I’m so proud to know fellow JERSEY GIRL Tara Setmayer. I’m so proud to be in this fight with her and her amazing partner Michelle Kinney. And I’m so blown away by how amazingly good at this shit they are.
Here’s what she had to say about this unbelievably inspiring and beautiful video:
“American Girl honors the fierce historic battles fought for our rights as women but also highlights our incredible strength and perseverance. It’s more than an ad. It’s an anthem.”
Please, watch the video - share it with every woman you know. And donate to the Seneca Project if you can.
Love you guys.
Stay safe, stay strong, stay away from wankers like Piers.
❤️Jo




JoJo, you have absolutely topped yourself by adding in the British slang!! OMG, if I couldn't love you more!
And yes, Piers is a wanker, and always has been a fecking tosser ever since his Daily Mail days, don't expect his colors to ever change.

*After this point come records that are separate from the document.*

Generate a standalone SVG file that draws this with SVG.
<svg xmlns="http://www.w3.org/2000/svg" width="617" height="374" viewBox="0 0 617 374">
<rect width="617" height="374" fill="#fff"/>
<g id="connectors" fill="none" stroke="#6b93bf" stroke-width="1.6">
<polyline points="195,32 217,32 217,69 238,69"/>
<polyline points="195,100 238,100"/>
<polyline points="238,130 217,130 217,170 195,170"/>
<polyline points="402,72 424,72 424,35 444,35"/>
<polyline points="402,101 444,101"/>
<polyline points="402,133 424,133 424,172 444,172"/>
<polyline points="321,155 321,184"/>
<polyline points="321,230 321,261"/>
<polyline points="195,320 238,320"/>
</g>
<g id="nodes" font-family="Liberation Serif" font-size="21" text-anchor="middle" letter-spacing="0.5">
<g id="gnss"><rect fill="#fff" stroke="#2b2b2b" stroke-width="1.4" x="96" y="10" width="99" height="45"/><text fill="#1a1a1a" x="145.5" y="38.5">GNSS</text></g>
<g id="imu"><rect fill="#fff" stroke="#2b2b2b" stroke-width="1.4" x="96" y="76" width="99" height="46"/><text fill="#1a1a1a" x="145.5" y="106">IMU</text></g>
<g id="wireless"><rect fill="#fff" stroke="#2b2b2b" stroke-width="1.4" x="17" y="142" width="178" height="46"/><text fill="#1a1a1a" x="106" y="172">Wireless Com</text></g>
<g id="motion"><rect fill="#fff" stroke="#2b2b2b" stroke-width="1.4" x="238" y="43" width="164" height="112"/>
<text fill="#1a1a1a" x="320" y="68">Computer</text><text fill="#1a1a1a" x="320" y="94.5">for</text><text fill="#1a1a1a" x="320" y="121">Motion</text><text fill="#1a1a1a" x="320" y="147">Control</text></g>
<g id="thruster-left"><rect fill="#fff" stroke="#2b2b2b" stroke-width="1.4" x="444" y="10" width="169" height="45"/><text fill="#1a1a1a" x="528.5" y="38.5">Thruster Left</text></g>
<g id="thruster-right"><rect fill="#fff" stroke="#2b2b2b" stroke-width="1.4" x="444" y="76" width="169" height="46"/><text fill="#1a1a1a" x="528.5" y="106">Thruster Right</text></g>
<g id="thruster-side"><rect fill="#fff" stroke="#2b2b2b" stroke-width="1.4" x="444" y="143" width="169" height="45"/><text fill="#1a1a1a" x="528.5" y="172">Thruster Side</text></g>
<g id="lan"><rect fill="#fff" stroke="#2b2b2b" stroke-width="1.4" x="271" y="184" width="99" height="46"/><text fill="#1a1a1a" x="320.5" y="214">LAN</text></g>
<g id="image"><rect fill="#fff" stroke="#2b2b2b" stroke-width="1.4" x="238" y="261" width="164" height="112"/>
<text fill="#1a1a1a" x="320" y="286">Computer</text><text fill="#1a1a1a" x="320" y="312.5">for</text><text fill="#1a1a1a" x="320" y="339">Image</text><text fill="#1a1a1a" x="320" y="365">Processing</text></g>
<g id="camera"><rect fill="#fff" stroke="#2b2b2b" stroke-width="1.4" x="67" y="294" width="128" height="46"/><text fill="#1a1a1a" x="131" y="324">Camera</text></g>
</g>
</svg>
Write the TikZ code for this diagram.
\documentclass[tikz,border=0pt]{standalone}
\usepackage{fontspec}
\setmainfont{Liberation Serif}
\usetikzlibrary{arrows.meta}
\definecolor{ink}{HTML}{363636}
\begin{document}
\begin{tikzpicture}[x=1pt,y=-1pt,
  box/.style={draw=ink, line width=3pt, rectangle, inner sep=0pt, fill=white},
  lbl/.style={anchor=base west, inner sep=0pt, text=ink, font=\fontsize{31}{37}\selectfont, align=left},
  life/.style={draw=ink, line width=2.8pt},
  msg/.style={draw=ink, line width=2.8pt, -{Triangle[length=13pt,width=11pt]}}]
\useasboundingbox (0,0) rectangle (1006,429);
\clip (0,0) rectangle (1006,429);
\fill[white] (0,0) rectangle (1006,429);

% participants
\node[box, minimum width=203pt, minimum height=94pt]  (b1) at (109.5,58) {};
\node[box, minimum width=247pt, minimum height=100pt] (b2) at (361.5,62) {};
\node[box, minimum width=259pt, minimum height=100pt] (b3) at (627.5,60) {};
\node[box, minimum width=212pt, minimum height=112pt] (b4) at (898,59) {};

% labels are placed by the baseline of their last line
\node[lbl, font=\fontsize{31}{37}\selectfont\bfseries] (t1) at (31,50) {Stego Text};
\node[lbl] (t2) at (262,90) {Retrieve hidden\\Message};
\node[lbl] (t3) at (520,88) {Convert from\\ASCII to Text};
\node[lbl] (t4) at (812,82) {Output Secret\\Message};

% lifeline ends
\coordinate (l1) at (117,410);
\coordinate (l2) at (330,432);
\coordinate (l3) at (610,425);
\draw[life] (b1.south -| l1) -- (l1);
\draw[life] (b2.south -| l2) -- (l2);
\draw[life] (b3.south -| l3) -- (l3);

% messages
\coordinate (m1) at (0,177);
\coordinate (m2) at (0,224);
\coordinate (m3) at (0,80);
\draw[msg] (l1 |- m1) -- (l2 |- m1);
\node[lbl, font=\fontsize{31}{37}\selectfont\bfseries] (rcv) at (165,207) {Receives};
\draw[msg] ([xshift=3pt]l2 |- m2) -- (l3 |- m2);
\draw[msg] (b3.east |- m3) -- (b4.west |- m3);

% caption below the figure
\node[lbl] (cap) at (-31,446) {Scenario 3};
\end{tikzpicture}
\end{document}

Fuck yeah, Jojo. Here's the thing...after I was lost, I spent so much time alone. In my apartment. Doing woodworking projects. And I made the decision to live out loud. My next date, after a year of woodworking, was a kind, intelligent, funny man . And I was my genuine self on the longest date of my life. I (almost) started a riot at the bar because the VISITING team, that just beat us, was being obnoxious, and a bag of dicks. So, yes, I voiced my opinion that they go the fuck home...back to their state. Onward to the dive music club where my friend's band was playing. Had a blast. Then onto the final destination, where everyone on a first date ended up. He bought me a dolphin balloon. That balloon stayed in my apartment for six weeks. After a week, kinda thought this was the guy for me. So, I told him my history. All of my shitty history. And, he stuck around. We've been married over thirty plus years. The best things happen when you actually ARE who you are. So, again, FUCK YEAH. PM is a wanker. PS...when we met, he was a republican. Now, he sees the light.